> **Challenge**:
Collect from the data below each line with "chart".

> **Provided material**:

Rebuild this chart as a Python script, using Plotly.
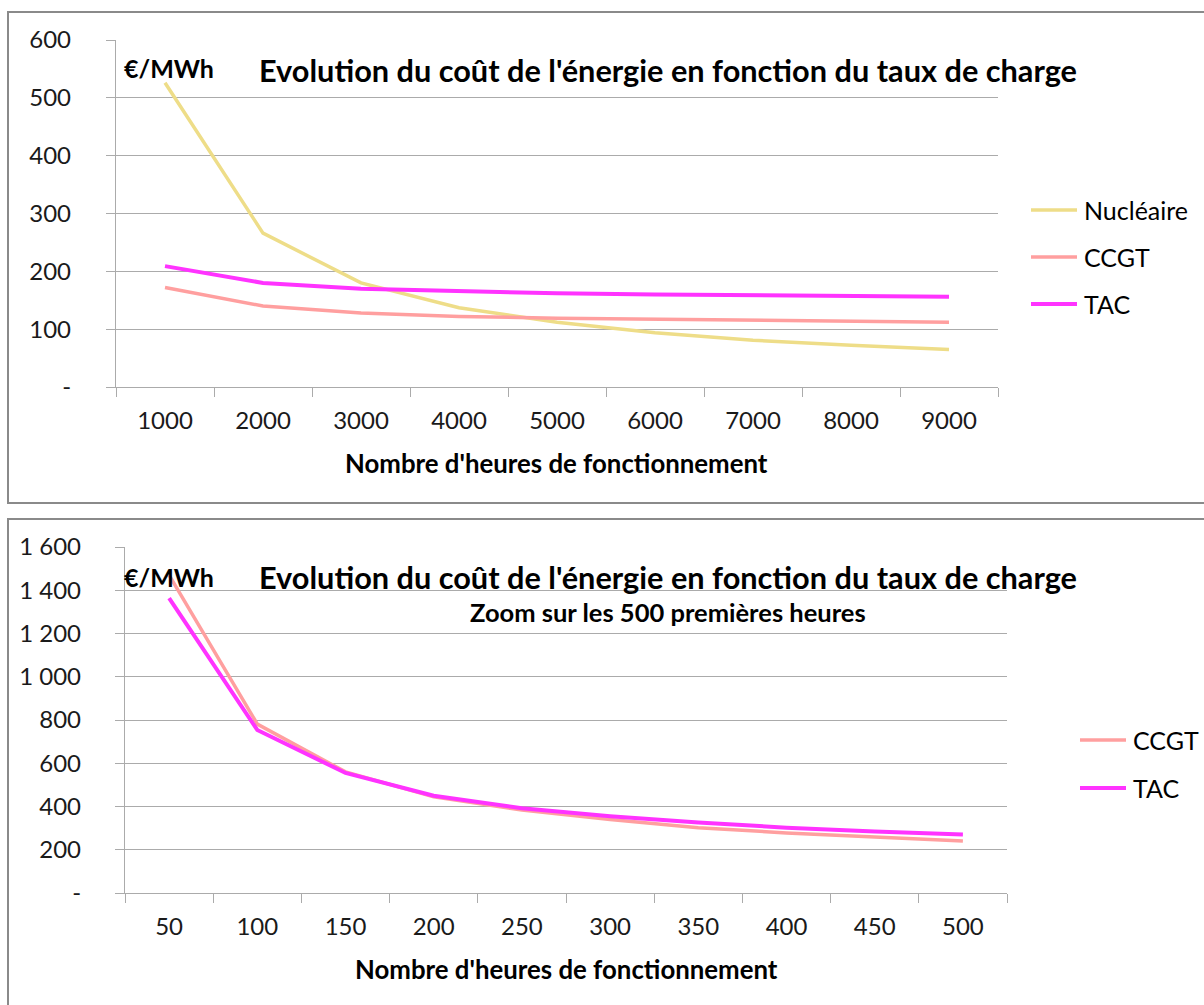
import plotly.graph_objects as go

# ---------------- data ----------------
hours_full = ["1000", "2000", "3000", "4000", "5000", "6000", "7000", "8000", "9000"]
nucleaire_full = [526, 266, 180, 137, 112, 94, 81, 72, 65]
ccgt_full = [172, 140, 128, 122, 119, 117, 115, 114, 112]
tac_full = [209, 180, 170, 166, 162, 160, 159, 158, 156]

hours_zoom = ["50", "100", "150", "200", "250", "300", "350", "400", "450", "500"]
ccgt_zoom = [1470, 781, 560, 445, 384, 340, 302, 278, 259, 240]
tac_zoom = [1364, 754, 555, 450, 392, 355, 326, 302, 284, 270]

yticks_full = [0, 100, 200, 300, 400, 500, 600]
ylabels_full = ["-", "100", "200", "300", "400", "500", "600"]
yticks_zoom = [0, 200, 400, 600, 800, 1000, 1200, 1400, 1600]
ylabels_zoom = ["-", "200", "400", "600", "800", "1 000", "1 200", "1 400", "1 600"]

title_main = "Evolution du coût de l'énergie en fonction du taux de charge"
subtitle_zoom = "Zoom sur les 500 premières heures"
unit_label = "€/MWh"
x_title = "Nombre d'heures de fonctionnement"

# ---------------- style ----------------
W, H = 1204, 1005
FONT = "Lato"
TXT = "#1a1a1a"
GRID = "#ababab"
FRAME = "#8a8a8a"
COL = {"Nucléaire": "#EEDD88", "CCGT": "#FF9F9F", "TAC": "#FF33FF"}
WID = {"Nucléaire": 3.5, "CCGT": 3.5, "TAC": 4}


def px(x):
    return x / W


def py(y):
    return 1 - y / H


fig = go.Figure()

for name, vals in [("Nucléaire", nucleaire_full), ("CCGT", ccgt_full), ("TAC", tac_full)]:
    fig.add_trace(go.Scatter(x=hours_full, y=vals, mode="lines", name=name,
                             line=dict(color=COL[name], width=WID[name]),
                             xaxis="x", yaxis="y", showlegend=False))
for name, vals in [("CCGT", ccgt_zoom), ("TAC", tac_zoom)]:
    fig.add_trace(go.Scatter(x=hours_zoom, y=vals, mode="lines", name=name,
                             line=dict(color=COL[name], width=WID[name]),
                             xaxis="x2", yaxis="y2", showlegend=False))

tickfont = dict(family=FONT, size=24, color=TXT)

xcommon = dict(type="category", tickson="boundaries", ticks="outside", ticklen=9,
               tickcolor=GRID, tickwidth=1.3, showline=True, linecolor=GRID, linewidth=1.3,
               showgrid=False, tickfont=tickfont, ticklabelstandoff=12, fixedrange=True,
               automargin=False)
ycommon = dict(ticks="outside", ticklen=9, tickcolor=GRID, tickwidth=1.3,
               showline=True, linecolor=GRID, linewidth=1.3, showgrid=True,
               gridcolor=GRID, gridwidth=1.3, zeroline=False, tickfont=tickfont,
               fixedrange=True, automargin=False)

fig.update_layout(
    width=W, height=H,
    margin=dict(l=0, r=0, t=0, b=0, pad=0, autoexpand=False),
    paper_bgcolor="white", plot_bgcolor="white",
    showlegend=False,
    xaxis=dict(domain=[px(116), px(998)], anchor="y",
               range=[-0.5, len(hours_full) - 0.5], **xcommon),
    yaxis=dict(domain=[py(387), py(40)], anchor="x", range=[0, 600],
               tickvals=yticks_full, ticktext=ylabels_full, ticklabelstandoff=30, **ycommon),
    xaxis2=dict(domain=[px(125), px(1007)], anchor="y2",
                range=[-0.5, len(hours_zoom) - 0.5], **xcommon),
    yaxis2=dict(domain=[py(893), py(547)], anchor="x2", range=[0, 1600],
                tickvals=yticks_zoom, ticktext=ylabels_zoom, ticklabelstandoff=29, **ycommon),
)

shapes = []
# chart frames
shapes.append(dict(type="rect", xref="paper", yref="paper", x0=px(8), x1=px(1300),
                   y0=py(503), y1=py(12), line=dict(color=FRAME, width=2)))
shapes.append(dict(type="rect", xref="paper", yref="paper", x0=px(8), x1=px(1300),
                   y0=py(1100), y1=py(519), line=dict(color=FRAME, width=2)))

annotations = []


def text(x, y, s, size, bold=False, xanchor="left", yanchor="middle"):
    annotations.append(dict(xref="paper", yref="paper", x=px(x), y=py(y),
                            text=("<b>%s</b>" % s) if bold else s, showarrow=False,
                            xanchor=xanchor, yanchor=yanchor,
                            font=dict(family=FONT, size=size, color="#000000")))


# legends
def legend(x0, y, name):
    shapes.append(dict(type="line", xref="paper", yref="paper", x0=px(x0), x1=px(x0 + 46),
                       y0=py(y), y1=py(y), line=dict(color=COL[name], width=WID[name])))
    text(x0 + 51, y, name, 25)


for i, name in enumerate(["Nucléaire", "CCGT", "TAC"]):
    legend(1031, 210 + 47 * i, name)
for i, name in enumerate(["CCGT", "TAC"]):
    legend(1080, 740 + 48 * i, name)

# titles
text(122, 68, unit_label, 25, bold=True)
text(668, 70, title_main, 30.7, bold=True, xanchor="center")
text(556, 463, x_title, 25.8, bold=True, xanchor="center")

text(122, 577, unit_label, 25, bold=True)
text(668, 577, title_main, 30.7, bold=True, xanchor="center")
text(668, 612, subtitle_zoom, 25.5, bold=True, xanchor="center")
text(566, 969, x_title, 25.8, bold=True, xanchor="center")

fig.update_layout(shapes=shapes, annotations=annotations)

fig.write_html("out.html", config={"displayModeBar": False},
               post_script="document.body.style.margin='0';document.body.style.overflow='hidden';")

> **Output of the task**:
Rebuild this chart as a Python script, using Plotly.
# chart frames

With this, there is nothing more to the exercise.